Jeff Matchan, the IT director for the L.A. Philharmonic Association, says the wireless access points from Enterasys were installed late last year as part of the overall intranet for the new concert hall, a spectacular edifice designed by architect Frank Gehry.

Matchan said one reason wireless went into the dressing rooms is because the performing artists and accompanying personnel on tour sometimes come in with laptops and want to get access to the Internet as a visitor. The challenge was finding a way their 802.11b-enabled wireless laptops could get to the wider Internet through the concert hall’s intranet but remain restricted from internal computer resources.

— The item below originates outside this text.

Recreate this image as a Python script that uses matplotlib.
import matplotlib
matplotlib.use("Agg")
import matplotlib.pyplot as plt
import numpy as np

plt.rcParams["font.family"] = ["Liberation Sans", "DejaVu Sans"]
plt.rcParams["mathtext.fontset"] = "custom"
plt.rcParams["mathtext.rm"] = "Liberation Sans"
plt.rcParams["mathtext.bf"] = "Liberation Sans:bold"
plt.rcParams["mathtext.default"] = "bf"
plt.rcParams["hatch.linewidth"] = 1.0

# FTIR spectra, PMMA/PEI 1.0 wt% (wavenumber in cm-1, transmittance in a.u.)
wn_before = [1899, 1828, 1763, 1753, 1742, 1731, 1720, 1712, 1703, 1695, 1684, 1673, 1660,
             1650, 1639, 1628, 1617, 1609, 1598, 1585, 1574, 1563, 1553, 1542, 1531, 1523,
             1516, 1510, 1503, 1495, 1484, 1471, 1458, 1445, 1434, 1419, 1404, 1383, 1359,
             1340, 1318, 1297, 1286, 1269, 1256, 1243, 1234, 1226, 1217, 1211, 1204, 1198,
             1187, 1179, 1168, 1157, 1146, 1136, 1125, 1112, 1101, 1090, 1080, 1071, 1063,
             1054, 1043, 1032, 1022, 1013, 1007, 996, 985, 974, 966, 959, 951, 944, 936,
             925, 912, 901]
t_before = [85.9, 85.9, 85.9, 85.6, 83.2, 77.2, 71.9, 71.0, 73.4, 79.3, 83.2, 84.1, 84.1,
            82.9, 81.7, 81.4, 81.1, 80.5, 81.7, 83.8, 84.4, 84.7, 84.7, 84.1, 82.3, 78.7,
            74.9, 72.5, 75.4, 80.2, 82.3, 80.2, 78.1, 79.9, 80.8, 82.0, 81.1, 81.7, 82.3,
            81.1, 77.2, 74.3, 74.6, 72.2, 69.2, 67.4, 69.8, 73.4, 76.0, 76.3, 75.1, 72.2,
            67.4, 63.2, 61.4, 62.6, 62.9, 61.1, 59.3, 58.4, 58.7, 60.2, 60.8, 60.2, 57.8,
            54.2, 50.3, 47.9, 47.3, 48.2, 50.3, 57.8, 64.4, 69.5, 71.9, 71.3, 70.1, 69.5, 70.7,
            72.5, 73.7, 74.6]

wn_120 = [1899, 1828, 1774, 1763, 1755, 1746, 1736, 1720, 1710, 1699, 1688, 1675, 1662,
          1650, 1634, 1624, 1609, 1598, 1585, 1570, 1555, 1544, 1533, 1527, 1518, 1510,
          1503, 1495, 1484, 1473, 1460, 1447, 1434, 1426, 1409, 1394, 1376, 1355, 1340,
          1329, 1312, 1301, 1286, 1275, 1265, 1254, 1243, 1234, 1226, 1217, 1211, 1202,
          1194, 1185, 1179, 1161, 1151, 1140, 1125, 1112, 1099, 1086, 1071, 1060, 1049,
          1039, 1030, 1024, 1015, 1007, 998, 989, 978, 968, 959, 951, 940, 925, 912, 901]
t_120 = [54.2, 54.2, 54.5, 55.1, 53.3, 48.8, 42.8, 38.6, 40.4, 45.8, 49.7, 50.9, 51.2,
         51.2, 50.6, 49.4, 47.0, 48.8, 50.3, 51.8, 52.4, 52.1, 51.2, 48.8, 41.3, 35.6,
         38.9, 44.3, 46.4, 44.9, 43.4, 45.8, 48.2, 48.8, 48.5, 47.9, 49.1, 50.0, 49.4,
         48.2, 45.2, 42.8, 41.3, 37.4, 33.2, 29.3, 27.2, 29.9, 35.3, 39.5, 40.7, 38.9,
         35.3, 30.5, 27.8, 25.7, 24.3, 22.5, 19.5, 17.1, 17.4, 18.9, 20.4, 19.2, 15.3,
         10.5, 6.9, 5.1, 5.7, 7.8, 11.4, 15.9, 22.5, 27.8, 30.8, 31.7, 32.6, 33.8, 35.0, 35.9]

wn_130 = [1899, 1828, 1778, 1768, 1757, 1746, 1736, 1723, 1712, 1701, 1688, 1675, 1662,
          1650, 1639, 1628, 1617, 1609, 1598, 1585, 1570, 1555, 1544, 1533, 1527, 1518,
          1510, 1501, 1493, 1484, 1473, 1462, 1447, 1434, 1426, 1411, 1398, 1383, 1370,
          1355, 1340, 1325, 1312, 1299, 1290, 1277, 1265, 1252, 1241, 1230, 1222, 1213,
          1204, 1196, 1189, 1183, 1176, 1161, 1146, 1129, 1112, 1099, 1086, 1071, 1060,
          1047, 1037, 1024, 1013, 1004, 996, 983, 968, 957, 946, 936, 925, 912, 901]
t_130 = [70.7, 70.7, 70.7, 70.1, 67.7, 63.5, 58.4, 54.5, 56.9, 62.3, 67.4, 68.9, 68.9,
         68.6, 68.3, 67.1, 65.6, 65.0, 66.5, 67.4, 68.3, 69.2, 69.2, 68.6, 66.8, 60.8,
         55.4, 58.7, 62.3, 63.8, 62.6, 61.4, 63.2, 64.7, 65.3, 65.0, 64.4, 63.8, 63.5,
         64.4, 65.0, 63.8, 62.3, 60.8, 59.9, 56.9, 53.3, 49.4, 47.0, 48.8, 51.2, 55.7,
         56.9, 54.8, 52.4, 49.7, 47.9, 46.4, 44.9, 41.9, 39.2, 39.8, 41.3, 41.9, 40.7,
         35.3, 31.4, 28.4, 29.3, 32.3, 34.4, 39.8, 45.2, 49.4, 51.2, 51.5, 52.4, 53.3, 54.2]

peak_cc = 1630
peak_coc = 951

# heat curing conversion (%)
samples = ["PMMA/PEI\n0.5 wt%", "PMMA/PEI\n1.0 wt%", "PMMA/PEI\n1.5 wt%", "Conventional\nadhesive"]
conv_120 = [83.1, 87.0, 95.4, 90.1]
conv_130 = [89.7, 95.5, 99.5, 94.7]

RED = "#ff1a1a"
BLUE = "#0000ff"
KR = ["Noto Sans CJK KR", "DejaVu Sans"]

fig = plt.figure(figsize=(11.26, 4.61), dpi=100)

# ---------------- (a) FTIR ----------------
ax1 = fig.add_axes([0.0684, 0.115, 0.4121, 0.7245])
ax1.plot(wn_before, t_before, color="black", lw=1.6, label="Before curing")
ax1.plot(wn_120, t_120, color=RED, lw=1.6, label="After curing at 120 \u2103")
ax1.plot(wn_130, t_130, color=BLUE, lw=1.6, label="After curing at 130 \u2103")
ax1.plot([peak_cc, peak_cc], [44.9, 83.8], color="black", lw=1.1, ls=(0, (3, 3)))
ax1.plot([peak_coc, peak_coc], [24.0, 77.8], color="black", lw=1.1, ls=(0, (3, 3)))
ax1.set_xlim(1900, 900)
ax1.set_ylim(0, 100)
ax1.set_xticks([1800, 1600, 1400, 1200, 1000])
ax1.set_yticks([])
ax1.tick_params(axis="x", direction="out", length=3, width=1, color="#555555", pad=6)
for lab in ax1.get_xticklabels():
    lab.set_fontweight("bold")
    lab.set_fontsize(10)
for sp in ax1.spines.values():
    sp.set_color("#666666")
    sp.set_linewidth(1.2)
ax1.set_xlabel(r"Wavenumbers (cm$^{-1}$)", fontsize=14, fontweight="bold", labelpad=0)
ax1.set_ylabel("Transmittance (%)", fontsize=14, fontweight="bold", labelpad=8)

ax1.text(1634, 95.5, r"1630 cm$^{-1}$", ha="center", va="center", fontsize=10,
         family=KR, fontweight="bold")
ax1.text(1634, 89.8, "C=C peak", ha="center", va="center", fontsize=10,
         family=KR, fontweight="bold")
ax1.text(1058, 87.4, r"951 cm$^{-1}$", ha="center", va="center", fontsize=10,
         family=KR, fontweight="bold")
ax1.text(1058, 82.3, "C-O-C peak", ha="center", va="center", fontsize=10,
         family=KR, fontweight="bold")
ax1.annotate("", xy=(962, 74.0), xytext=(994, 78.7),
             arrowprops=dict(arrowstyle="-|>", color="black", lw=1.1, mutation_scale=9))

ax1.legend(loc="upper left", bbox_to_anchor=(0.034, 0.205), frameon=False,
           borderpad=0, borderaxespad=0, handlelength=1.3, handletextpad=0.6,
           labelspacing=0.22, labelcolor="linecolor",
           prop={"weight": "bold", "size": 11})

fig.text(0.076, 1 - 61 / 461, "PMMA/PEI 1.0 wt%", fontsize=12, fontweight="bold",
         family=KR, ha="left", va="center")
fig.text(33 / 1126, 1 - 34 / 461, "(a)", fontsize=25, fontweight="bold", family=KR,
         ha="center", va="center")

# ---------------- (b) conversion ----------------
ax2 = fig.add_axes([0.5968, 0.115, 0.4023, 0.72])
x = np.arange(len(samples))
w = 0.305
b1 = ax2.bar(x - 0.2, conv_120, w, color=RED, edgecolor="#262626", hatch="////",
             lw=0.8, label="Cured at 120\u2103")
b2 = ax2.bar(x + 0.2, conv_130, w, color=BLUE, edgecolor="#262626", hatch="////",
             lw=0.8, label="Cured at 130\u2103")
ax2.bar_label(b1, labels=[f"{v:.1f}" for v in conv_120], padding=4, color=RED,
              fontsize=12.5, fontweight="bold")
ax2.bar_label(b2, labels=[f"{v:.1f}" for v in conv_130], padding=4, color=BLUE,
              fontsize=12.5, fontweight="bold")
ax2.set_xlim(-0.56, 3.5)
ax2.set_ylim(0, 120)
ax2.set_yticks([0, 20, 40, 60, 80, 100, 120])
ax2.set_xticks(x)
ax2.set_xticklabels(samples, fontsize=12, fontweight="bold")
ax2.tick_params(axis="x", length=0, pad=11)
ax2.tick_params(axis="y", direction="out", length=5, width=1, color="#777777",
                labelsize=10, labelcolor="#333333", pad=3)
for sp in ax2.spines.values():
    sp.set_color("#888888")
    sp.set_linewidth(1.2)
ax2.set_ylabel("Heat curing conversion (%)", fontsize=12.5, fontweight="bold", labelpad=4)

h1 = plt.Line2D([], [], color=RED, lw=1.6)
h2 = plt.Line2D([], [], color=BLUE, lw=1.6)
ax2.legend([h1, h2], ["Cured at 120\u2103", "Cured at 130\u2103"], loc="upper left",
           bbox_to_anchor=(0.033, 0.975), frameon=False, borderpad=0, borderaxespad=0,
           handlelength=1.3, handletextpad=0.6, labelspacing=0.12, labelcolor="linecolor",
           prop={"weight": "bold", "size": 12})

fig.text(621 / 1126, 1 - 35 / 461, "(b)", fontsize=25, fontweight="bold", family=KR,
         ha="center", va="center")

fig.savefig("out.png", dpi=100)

“We wanted to give them access to the Internet but not anything else,” says Matchan. “For instance, we didn’t want them to see a server on the network but we did want to pass the Web traffic to them.” The IT department at the Philharmonic also wanted to do this without having to force the visitor to authenticate with a password.

After an evaluation process last year, the L.A. Philharmonic ended up going with a security approach that entails using Enterasys switches that push down a temporary IP address to the wireless laptop when it’s being used near the Enterasys wireless access point. The visitor is allowed on the intranet but only gains use of the concert hall’s Internet access.

The WLAN access for visiting artists has worked well so far, says Matchan, and has been easy to manage. A year ago during the evaluation stage, the L.A. Philharmonic tested similar approaches suggested by Cisco and Hewlett-Packard for restricting WLAN access but felt the administration was a somewhat harder.

The other use of wireless in the concert hall is with ticket scanners, which share information with a server in the box office so that the concert hall can determine if there’s any difference between the number of tickets sold to subscribers with season tickets and the number who show up for each concert.